If the conversations in board rooms and conference rooms are uncomfortable and honest, if they involve the stories and the perspectives of all employees, they should.
That, Carla Walker-Miller said, is the sign that change is happening.
"The last 5 months of our lives have really been disorienting," she said during a keynote presentation that was part of the Center for Automotive Research's Management Briefing Seminars. "As an American, as a Black woman, as a mother, as a human, as a Detroiter—I, like so many Americans, I am feeling emotionally raw, disquieted and unsettled right now."
That's because America shifted this summer. The death of George Floyd was a flashpoint for the country and for many of its citizens, millions of whom took to the streets to protest. They shouted and chanted together, marched, carried homemade signs and held their fists in the air—all to deliver a single, unified message: Black lives matter.
This time, corporate America heard.
Dozens of companies and organizations released statements acknowledging that their businesses and society had fallen short when it comes to race. Many vowed to do better and start conversations to find out how.
"This, right now, is what disruption feels like to those who are being disrupted. Because today—in every home, in every business, in every playground—we are experiencing transformational change. Our collective reality has changed in the space of a few short months and we have never seen anything like it," Walker-Miller said.
"We are being called upon—we are being challenged—to look at our own organizations, our own boards, our own C Suites (and) departments, our own actions and our choices and say, 'yes this is normal, this is how it has been, but is this right? Is this fair? Is this equitable? Is this just?' And the biggest change—the tectonic shift—is the recognition … that this racial justice conversation is a business conversation."
Walker-Miller is the founder and CEO of Walker-Miller Energy Services L.L.C., a Detroit-based company that performs home energy assessments to identify energy saving opportunities. The business, founded in 2000, represents a landmark on an unexpected professional journey.
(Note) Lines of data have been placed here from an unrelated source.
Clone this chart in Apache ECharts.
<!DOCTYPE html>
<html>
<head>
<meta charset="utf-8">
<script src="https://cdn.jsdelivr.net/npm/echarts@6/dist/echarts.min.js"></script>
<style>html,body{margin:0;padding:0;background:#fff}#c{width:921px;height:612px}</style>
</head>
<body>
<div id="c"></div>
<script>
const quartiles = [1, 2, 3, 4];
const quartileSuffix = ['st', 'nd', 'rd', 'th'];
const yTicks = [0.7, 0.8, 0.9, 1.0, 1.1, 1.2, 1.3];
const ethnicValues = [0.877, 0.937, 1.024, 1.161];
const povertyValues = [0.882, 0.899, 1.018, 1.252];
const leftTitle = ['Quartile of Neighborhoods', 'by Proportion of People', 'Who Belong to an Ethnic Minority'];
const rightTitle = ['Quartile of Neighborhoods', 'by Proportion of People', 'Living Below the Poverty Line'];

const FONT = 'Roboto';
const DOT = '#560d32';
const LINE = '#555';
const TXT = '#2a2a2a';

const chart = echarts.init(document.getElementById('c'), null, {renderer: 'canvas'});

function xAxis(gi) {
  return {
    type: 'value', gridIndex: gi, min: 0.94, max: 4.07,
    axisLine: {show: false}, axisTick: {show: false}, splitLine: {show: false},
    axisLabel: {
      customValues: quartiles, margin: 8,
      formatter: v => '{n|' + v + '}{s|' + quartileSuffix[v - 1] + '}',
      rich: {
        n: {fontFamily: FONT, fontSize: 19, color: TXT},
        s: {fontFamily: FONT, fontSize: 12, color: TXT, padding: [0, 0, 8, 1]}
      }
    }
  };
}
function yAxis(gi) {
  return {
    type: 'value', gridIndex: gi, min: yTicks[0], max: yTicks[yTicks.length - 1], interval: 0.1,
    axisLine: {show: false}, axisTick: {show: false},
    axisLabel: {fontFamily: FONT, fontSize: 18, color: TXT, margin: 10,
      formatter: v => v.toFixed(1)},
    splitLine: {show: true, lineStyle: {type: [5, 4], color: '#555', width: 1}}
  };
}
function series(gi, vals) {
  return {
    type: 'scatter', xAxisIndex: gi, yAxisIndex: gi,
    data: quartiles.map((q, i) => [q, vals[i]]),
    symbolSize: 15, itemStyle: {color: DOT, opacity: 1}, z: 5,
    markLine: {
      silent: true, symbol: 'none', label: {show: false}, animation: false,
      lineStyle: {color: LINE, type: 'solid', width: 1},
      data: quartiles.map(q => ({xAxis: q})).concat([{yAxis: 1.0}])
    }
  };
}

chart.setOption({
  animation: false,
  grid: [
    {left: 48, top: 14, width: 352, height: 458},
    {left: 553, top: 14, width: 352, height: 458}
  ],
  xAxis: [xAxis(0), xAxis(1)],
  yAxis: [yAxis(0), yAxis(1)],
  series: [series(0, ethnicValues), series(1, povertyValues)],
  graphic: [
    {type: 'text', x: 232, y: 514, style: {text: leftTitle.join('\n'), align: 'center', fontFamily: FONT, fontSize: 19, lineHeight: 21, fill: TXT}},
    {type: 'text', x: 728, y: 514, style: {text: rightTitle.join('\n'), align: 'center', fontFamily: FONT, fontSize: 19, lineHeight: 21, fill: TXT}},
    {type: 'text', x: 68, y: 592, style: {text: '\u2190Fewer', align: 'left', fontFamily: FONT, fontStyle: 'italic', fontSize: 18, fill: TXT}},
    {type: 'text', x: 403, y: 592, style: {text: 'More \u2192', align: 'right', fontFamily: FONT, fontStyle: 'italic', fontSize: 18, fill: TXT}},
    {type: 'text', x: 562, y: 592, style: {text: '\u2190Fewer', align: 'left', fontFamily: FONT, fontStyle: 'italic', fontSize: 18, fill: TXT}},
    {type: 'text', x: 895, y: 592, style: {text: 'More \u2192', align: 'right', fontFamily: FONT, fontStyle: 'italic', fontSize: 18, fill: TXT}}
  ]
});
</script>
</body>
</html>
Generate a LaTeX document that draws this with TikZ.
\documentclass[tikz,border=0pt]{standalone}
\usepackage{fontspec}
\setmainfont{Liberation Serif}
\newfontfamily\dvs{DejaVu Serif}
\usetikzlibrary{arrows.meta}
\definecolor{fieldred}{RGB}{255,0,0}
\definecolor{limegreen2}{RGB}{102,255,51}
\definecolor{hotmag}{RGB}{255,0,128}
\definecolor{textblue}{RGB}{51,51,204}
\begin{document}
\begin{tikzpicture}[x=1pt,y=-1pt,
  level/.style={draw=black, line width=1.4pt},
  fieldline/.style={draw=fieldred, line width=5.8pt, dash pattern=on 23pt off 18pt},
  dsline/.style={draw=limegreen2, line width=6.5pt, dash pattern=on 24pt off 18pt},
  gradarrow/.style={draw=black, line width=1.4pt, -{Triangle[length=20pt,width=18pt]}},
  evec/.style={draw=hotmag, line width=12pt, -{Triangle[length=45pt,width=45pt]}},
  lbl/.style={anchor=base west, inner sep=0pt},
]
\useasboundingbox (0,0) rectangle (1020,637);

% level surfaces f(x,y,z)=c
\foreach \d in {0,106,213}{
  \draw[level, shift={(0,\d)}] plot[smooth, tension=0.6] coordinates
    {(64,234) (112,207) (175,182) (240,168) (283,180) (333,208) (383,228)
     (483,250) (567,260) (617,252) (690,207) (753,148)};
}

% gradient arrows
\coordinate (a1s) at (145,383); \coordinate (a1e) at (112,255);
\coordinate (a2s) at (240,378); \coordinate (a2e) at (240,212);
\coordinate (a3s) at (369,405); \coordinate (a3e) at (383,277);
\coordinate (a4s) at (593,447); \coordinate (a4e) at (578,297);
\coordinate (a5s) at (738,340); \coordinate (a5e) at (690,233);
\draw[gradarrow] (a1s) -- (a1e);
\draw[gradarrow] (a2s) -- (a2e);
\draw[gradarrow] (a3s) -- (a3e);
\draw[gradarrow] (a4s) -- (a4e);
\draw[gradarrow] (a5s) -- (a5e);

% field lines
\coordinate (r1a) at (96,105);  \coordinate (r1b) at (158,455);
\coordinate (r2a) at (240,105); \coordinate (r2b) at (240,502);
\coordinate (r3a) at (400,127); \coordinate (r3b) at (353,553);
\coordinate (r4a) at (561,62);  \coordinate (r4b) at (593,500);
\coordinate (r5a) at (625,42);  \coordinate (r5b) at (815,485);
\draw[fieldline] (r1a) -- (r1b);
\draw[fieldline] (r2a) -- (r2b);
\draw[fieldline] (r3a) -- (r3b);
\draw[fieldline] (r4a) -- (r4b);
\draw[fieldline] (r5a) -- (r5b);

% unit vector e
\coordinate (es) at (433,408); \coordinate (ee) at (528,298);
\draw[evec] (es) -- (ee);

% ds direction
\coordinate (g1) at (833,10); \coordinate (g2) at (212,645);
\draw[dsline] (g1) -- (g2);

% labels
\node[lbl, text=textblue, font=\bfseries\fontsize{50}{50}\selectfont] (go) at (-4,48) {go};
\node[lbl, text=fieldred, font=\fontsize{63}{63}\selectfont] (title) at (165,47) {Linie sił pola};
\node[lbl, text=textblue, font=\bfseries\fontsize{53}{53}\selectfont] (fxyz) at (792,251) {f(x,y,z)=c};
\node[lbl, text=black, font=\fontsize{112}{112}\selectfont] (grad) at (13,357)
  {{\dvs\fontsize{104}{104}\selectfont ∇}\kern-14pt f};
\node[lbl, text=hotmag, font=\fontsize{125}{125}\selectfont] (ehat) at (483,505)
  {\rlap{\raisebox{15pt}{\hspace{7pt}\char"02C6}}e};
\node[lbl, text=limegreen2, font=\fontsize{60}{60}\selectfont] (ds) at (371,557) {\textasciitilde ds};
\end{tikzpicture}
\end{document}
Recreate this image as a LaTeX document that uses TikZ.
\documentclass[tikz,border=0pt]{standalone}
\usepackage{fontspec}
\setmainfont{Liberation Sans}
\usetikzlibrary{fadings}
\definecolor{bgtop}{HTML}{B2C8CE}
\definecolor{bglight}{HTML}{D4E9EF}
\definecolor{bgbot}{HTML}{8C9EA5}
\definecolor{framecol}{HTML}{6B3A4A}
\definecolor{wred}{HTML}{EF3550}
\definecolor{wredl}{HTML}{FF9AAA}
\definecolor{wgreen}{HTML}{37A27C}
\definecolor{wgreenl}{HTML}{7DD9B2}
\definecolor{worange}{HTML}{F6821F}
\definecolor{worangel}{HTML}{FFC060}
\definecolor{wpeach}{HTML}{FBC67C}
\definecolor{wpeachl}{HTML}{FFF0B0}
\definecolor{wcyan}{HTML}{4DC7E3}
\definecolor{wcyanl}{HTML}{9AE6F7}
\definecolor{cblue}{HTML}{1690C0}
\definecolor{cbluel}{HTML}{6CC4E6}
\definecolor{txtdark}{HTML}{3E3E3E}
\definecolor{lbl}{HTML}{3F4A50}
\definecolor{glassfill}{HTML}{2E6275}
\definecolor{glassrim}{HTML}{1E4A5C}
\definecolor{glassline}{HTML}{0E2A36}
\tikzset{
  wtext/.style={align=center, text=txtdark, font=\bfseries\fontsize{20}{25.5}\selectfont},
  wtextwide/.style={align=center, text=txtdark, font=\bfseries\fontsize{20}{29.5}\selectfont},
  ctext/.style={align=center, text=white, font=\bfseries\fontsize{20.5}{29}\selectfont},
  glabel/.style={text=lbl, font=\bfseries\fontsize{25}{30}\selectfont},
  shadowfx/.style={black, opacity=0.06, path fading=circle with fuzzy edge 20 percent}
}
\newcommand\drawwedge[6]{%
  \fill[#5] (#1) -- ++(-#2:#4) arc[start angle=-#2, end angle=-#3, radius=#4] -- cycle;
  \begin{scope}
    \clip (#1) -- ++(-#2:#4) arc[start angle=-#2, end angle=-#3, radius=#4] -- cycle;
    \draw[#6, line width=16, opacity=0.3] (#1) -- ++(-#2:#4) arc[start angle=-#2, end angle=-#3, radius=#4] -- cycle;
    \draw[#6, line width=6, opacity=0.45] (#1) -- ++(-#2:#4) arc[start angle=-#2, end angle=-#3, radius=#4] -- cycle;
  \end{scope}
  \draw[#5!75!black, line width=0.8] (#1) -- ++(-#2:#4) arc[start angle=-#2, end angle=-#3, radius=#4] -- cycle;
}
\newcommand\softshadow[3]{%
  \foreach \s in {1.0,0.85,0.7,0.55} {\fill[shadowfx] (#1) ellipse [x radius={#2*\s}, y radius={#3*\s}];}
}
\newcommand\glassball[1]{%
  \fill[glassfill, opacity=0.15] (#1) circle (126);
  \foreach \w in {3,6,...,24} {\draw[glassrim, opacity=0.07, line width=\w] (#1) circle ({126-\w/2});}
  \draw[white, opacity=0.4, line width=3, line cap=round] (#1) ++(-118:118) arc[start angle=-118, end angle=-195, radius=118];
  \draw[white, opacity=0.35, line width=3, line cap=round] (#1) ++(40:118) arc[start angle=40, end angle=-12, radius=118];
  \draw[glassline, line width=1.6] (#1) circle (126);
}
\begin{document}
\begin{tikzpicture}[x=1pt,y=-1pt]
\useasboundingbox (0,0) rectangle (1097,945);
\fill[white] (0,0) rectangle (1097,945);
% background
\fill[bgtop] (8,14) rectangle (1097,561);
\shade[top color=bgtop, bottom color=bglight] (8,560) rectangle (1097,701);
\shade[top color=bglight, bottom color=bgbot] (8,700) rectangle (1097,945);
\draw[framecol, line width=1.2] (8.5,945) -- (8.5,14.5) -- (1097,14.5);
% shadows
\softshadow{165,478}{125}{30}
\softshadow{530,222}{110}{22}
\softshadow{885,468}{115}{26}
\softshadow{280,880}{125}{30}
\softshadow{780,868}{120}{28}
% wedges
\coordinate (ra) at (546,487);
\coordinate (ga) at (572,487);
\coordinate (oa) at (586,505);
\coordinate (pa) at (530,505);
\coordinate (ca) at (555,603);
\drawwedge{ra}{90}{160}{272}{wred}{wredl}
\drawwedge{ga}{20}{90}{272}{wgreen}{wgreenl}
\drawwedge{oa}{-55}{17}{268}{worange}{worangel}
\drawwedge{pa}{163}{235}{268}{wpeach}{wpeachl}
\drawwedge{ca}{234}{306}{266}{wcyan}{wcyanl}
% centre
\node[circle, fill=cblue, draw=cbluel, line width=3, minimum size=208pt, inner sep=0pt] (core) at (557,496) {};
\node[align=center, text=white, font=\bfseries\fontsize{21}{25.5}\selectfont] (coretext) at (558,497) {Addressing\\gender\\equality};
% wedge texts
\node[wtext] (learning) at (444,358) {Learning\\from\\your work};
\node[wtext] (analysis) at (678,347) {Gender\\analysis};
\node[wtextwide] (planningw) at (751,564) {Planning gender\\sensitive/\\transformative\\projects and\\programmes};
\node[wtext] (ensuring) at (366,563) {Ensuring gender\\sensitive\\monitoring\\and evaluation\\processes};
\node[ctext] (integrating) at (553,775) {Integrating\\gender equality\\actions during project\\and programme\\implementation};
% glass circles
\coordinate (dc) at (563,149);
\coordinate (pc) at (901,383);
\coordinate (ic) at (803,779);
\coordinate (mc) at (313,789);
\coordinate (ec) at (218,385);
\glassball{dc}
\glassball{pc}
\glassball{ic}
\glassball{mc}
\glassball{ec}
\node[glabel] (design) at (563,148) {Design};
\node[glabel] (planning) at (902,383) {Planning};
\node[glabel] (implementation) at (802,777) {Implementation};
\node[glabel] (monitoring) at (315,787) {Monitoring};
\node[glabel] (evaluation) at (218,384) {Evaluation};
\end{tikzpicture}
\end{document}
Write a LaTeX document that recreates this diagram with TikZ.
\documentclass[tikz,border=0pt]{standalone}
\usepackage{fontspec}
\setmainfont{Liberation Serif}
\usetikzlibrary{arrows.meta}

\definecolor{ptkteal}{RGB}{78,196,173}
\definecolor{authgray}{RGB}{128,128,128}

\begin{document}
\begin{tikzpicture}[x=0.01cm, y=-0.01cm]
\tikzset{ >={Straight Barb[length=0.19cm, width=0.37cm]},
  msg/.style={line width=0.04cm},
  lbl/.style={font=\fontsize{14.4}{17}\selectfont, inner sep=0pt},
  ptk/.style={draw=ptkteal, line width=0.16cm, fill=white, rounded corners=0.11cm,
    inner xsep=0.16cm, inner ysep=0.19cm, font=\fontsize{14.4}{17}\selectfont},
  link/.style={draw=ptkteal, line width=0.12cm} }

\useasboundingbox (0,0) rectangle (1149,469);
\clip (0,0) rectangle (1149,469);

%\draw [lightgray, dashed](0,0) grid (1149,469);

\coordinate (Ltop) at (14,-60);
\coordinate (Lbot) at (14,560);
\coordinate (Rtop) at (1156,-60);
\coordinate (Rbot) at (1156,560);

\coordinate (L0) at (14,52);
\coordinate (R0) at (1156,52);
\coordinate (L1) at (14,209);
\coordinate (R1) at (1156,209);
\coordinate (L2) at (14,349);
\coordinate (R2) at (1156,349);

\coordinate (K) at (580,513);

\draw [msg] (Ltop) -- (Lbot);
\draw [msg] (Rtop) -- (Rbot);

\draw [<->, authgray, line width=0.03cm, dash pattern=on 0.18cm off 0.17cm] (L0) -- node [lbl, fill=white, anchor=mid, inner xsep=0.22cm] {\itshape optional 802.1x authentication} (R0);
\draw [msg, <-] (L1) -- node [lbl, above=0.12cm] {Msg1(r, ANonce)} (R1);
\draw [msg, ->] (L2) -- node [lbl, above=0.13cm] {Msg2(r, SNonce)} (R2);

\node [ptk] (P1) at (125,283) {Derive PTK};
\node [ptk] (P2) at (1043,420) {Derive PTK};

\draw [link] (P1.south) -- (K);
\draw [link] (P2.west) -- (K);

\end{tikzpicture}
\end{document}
"I am not an entrepreneur by choice," Walker-Miller said. "My goal was always to have a corporate career. And as I entered my corporate career as a degreed engineer in the body of a Black woman decades ago, I didn't have the context to realize that there were additional unwritten responsibilities that were required in order for me to be successful. And those responsibilities should have been written because they still exit today.
"Because no matter how hard I worked, I didn't have the context to understand that part of my success depended upon the strategic imperative that I behave as if I was OK. That I behave as if I was treated fairly every day, and that I learn to push through as if daily injustices of being an engineer in a technical environment did not exist.
"From unconscious and unintended bias to plain old sexism and racism, part of my job was to pretend that those things were not real," she said. "So upon hire, unknowingly, I became subject to an unspoken deal with corporate America. That deal was that I would pretend that I have the same opportunity—the same compensation, the same opportunity for retention, reward and advancement—as every white, male engineer."
That, she added, was not the case. She remembers the day that a well-meaning HR representative slid under her office door a copy of the compensation tables that showed she made significantly less than her equally qualified white, male colleagues.
She went to her supervisors and a correction was made to her salary, but it stung knowing that she had to fight for the compensation that she deserved and, for so long, had been entitled to.